Transparency is the New Gobbledygook

Yes, Gobbledygook is an actual word.
Its origin came from a Congressman in 1944 named Maury Maverick. Maverick told his colleagues to speak plain English and “stay off the gobbledygook language,” which was basically congressmen using obscure bureaucratic language. He said he made up the word “in imitation of turkey noise.”
Exactly. Good on you Maury.
If I hear another executive or salesperson use the phrase “we just need to be more transparent” I’m going to lose my celluloid brains.
Transparency has continued to be bantered around like some kind of badge of honor or nightclub password that gets you past the corded celeb only ropes into the show.
“Transparency,” Oh...okay…you can come in…”
Please.
Enough is enough.
If you tell me you’re trying to be transparent, I get the heebie jeebies. Really. I do. When that word hit the corporate lexicon, I was like, what???
That’s like the salesman at your Mercedes Benz dealership saying “Oh, by the way, the windows in this model are transparent.”
Uh...yea...windows are supposed to be transparent because um... they’re windows.
Transparency is not something you say. It’s something you are.
It’s a noun. It’s a quality or state.
Transparent vs. Transparency
The word transparent (not transparency) is an adjective.
It means, “easily seen through, recognized, or detected.”
When you are going over your quarterly strategy, your strategy should be transparent. Not, “With the intention in mind of being transparent…” Man... if I’m sitting in that meeting the sphincter valves on my butt tighten up.
Have you ever been in a business meeting and someone spoke who was just unbelievably candid? You know, you were actually riveted by the fact that he or she had the cojones to say it like it is?
Precisely.
When someone is candid and sees through the bullshit and recognizes the truth of something, everyone turns their head, as they should.
Because what all CEO’s and companies want is the truth.
They want what is not transparent to be “seen through, recognized and detected.”
And employees or staff? My experience is some of the smartest people are on the teams that make up the woof and warp of a company. I mean some really crazy smart people are on these teams.

And you know what really crazy smart people hate?
They hate when something smells like, looks like, sounds like transparency and it’s not.
It insults their intelligence.
If you look at the times you were listening to a talk or presentation you will most likely have experienced this. You shook your head while listening to it, or when you shared a drink later after hours with your colleagues, you were all talking about the parts that were in fact B.S. You had this kind of queasy feeling that you couldn’t put your finger on.
You know like:
“Hmmmm...were we getting the total dope on this?”
Transparency in many cases (not all) is being used to co-opt your mind. It’s like someone saying “I’m going to be totally honest with you.” Honesty co-opts our sense of hearing, hits our heads and hearts because we want to hear honesty.
Even if we are suspect of it.
The businesses I consult or speak at I have this great opportunity to meet some really bright minds. Intelligence is kind of a drug, you know?
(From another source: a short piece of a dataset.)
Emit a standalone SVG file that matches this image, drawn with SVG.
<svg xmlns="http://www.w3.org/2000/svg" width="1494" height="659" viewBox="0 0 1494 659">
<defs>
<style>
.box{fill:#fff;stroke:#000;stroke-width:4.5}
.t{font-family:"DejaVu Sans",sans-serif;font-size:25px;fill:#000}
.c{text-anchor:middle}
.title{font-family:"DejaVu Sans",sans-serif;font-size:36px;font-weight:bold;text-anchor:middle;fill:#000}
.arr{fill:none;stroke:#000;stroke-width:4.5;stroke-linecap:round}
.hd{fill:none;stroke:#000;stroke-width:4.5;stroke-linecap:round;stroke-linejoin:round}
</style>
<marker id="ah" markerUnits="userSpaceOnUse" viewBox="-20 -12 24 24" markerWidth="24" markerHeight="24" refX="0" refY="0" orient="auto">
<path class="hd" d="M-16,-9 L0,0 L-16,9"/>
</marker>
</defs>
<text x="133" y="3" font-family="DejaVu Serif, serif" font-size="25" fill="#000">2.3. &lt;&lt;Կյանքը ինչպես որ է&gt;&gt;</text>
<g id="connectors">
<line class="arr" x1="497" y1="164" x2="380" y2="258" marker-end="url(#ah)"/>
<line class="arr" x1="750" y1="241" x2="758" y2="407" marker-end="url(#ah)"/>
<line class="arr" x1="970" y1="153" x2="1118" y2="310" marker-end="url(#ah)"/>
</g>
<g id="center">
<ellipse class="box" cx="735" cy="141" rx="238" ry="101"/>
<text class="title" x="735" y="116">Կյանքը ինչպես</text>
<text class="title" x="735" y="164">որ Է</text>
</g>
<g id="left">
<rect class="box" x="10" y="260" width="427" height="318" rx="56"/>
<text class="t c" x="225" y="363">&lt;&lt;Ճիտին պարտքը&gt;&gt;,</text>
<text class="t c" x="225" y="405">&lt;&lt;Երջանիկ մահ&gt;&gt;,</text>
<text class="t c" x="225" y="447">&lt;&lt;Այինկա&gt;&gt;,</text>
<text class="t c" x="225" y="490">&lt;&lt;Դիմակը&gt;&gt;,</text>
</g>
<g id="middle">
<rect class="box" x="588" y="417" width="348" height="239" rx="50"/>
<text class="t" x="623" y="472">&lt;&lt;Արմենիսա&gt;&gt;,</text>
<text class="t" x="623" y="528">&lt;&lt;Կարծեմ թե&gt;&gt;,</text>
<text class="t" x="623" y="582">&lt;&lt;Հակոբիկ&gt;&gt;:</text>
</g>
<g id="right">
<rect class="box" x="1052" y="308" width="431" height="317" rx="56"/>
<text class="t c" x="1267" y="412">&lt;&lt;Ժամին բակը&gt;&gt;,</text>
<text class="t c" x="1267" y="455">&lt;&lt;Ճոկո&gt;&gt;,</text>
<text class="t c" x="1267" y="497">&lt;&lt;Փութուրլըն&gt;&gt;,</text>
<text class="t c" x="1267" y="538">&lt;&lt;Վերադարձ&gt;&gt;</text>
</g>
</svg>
You just want to inject more of that into the business culture.
And intelligence is a lot like those German Shepherd drug sniffing FBI dogs. Outwardly they just look like your next-door neighbor's dog. But when they stop at your luggage, sniff, and then look up at you with those big innocent eyes they have in essence telepathically told you,
“Hey! I did my job! I’ve ‘easily seen through, recognized, or detected,’ what’s in your bag!”
And whether it’s something that shouldn’t be in your bag and you hoped to get away with it, or it’s just a small decorative plant you stuffed in your overhead baggage to give to your wife, intelligence sniffs it out either way.
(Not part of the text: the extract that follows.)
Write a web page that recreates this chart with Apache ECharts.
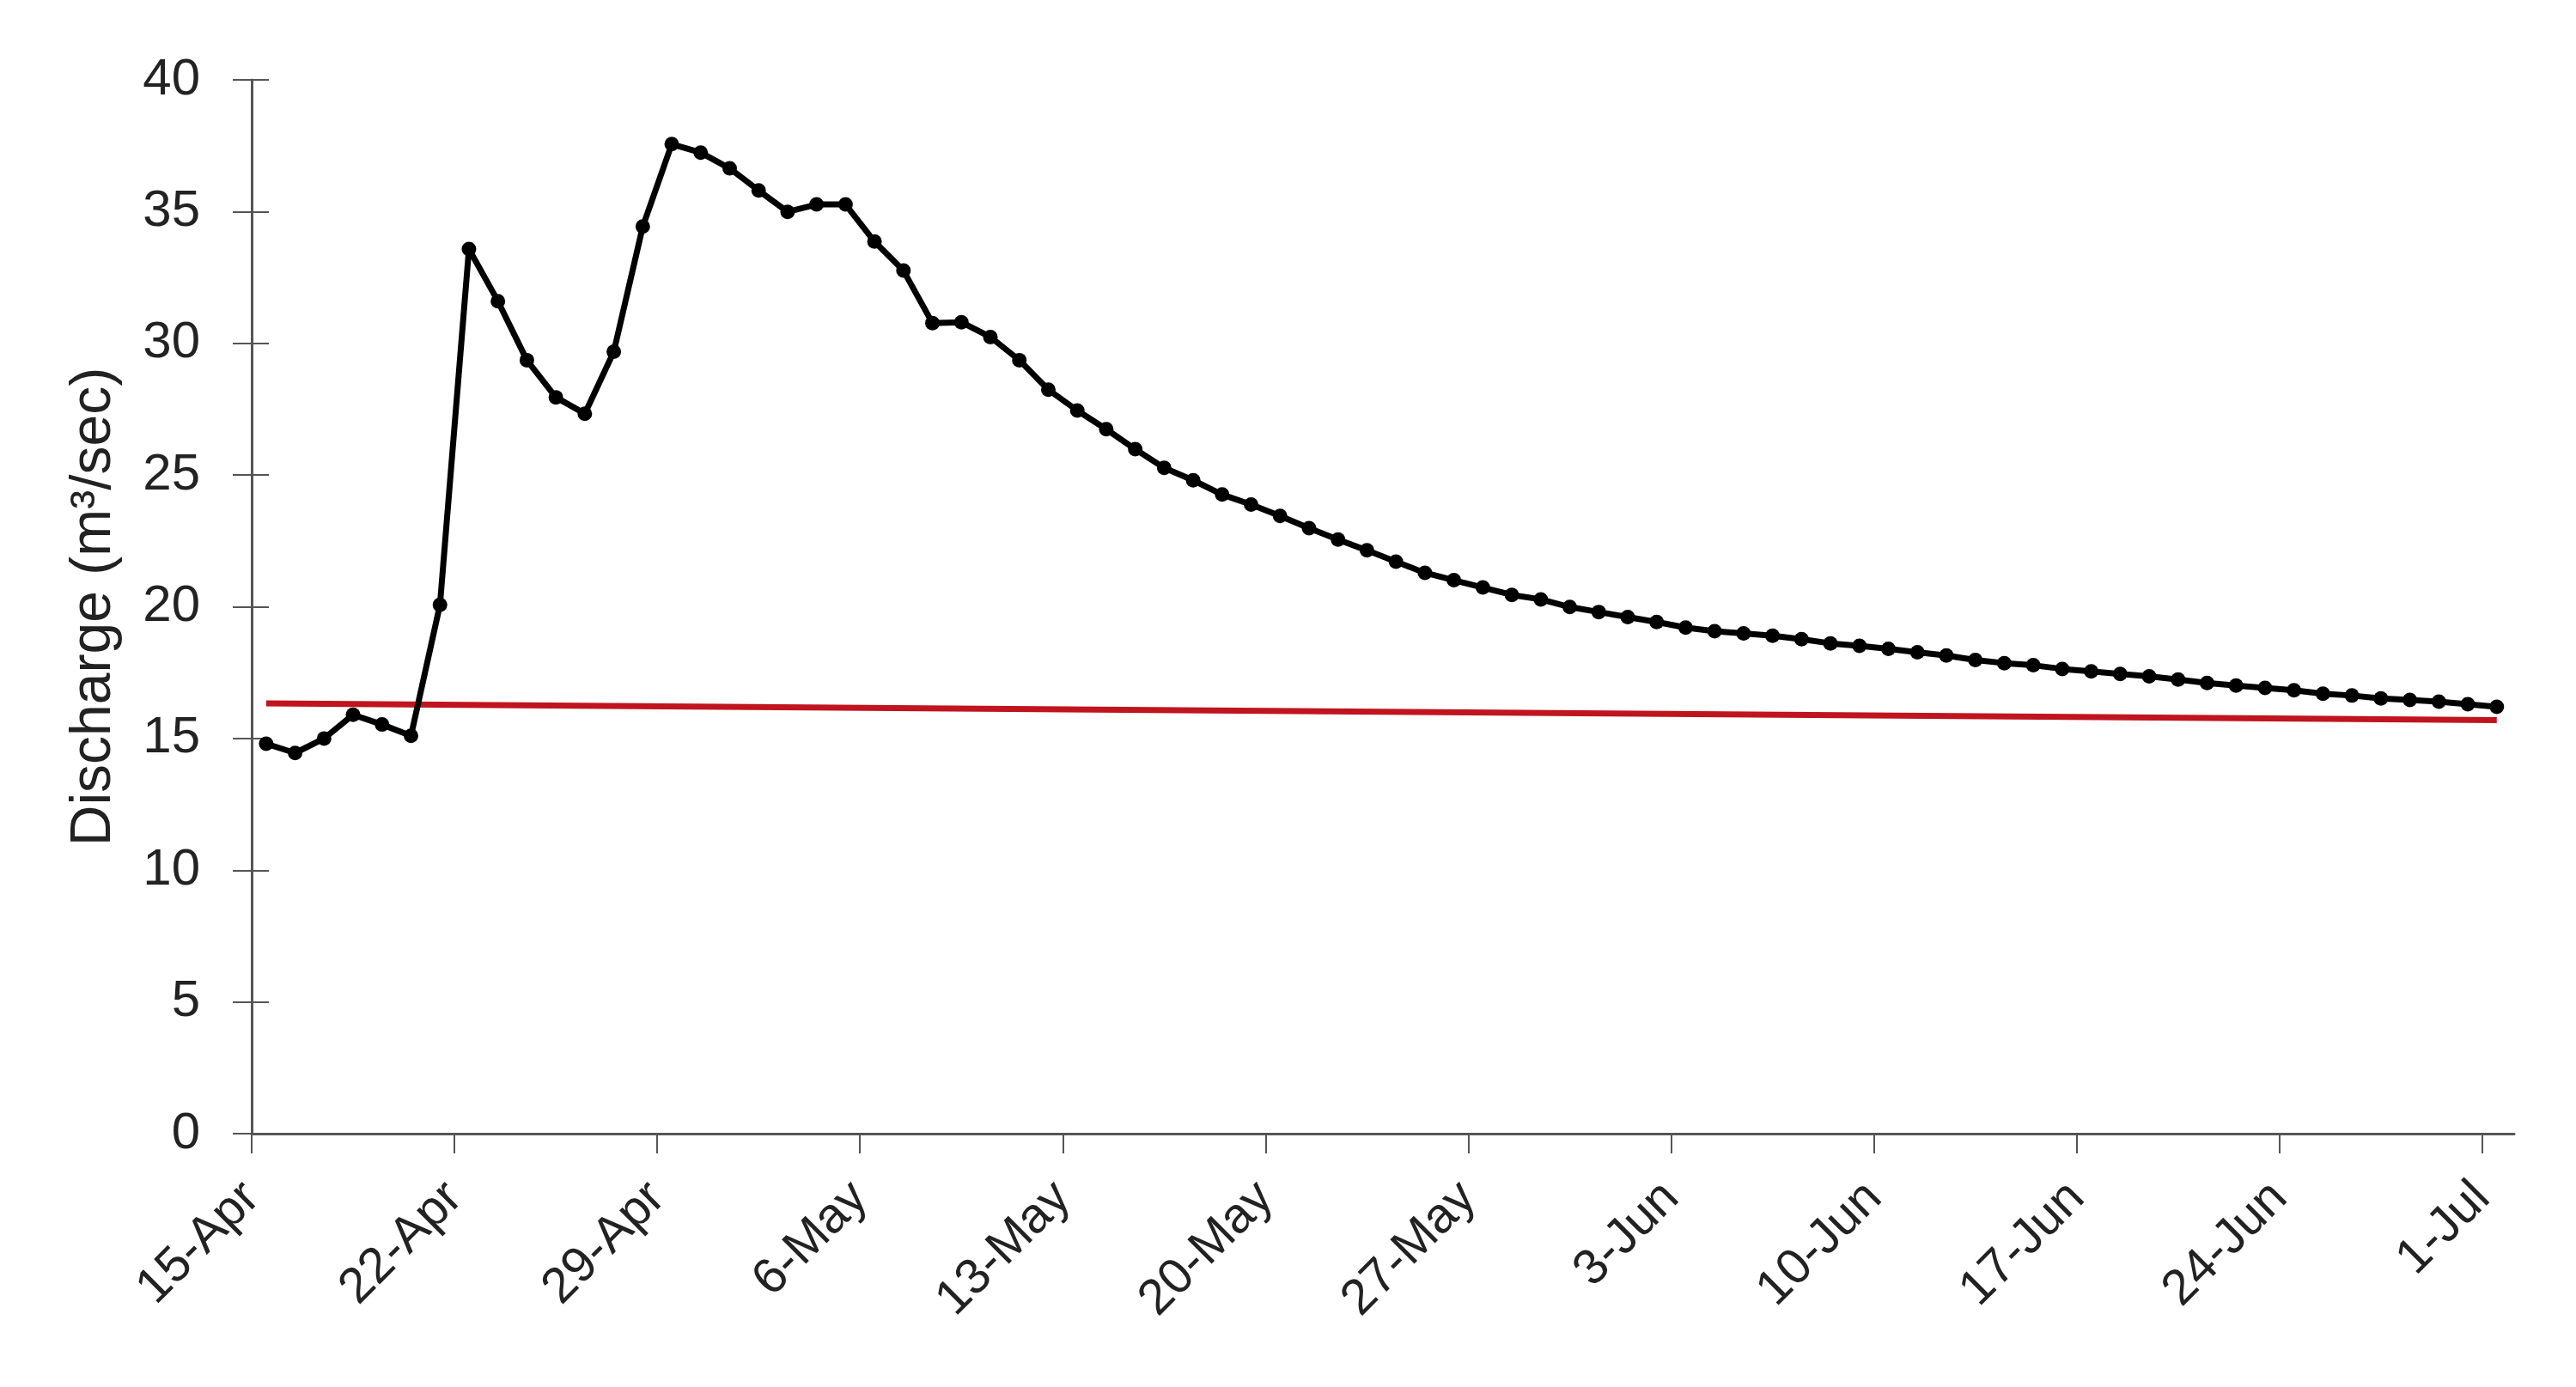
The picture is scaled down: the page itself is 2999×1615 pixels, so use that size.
<!DOCTYPE html>
<html>
<head>
<meta charset="utf-8">
<title>Discharge</title>
<script src="https://cdn.jsdelivr.net/npm/echarts@6/dist/echarts.min.js"></script>
<style>
  html, body { margin: 0; padding: 0; background: #ffffff; }
  #chart { width: 2999px; height: 1615px; }
</style>
</head>
<body>
<div id="chart"></div>
<script>
// Daily discharge (m3/sec), one value per day from 15-Apr to 1-Jul
const discharge = [
  14.8, 14.45, 15.0, 15.9, 15.53, 15.1, 20.07, 33.58, 31.6, 29.36,
  27.95, 27.33, 29.68, 34.43, 37.56, 37.24, 36.64, 35.8, 34.99, 35.27,
  35.27, 33.86, 32.76, 30.77, 30.8, 30.24, 29.36, 28.24, 27.45, 26.74,
  25.98, 25.27, 24.8, 24.26, 23.88, 23.45, 22.98, 22.55, 22.14, 21.71,
  21.29, 21.01, 20.73, 20.45, 20.28, 19.99, 19.8, 19.61, 19.42, 19.21,
  19.07, 18.99, 18.9, 18.77, 18.61, 18.52, 18.4, 18.27, 18.15, 17.98,
  17.86, 17.78, 17.64, 17.55, 17.45, 17.36, 17.24, 17.11, 17.01, 16.92,
  16.83, 16.7, 16.63, 16.52, 16.46, 16.4, 16.3, 16.2
];

// Straight red reference line, value at first and last day
const trendValues = [16.33, 15.7];

// x axis labels, every 7 days starting 15-Apr
const tickLabels = [
  "15-Apr", "22-Apr", "29-Apr", "6-May", "13-May", "20-May",
  "27-May", "3-Jun", "10-Jun", "17-Jun", "24-Jun", "1-Jul"
];
const tickStep = 7;

// daily values are plotted at midday
const dayCentre = 0.5;

const flowData = discharge.map((v, i) => [i + dayCentre, v]);
const trendData = [
  [dayCentre, trendValues[0]],
  [discharge.length - 1 + dayCentre, trendValues[1]]
];
const tickDays = tickLabels.map((_, i) => i * tickStep);

const font = "'Liberation Sans', Arial, sans-serif";
const axisColor = "#555555";
const textColor = "#222222";

const chart = echarts.init(document.getElementById("chart"));

chart.setOption({
  animation: false,
  backgroundColor: "#ffffff",
  grid: {
    left: 293,
    right: 72,
    top: 93,
    bottom: 295,
    containLabel: false,
    outerBoundsMode: "none"
  },
  xAxis: {
    type: "value",
    min: 0,
    max: 78.1,
    splitLine: { show: false },
    axisLine: { lineStyle: { color: axisColor, width: 3 } },
    axisTick: {
      customValues: tickDays,
      length: 23,
      lineStyle: { color: axisColor, width: 2 }
    },
    axisLabel: {
      customValues: tickDays,
      rotate: 45,
      margin: 66,
      fontSize: 58,
      fontFamily: font,
      color: textColor,
      formatter: function (value) {
        return tickLabels[Math.round(value / tickStep)];
      }
    }
  },
  yAxis: [
    {
      type: "value",
      min: 0,
      max: 40,
      interval: 5,
      splitLine: { show: false },
      axisLine: { show: true, lineStyle: { color: axisColor, width: 3 } },
      axisTick: {
        show: true,
        length: 22,
        lineStyle: { color: axisColor, width: 2 }
      },
      axisLabel: {
        margin: 60,
        fontSize: 60,
        fontFamily: font,
        color: textColor
      },
      name: "Discharge (m³/sec)",
      nameLocation: "middle",
      nameRotate: 90,
      nameGap: 150,
      nameTextStyle: {
        fontSize: 66,
        fontFamily: font,
        color: textColor
      }
    },
    {
      // inner half of the crossing y ticks
      type: "value",
      position: "left",
      min: 0,
      max: 40,
      interval: 5,
      splitLine: { show: false },
      axisLine: { show: false },
      axisLabel: { show: false },
      axisTick: {
        show: true,
        inside: true,
        length: 20,
        lineStyle: { color: axisColor, width: 2 }
      }
    }
  ],
  series: [
    {
      type: "line",
      data: trendData,
      showSymbol: false,
      lineStyle: { color: "#c0141e", width: 7 },
      z: 2
    },
    {
      type: "line",
      data: flowData,
      symbol: "circle",
      symbolSize: 17,
      itemStyle: { color: "#000000" },
      lineStyle: { color: "#000000", width: 7 },
      z: 3
    }
  ]
});
</script>
</body>
</html>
And that’s really your sounding board for being transparent.
Ask the most intelligent across your teams. They may look at each other like, “She really wants to know what we think?!” and or they may look at you like “Do you really want to know what I think?”
Because yes, in many business cultures there’s still a cult of the gobbledygook preventing total transparency.
And that is, singularly, unintelligent.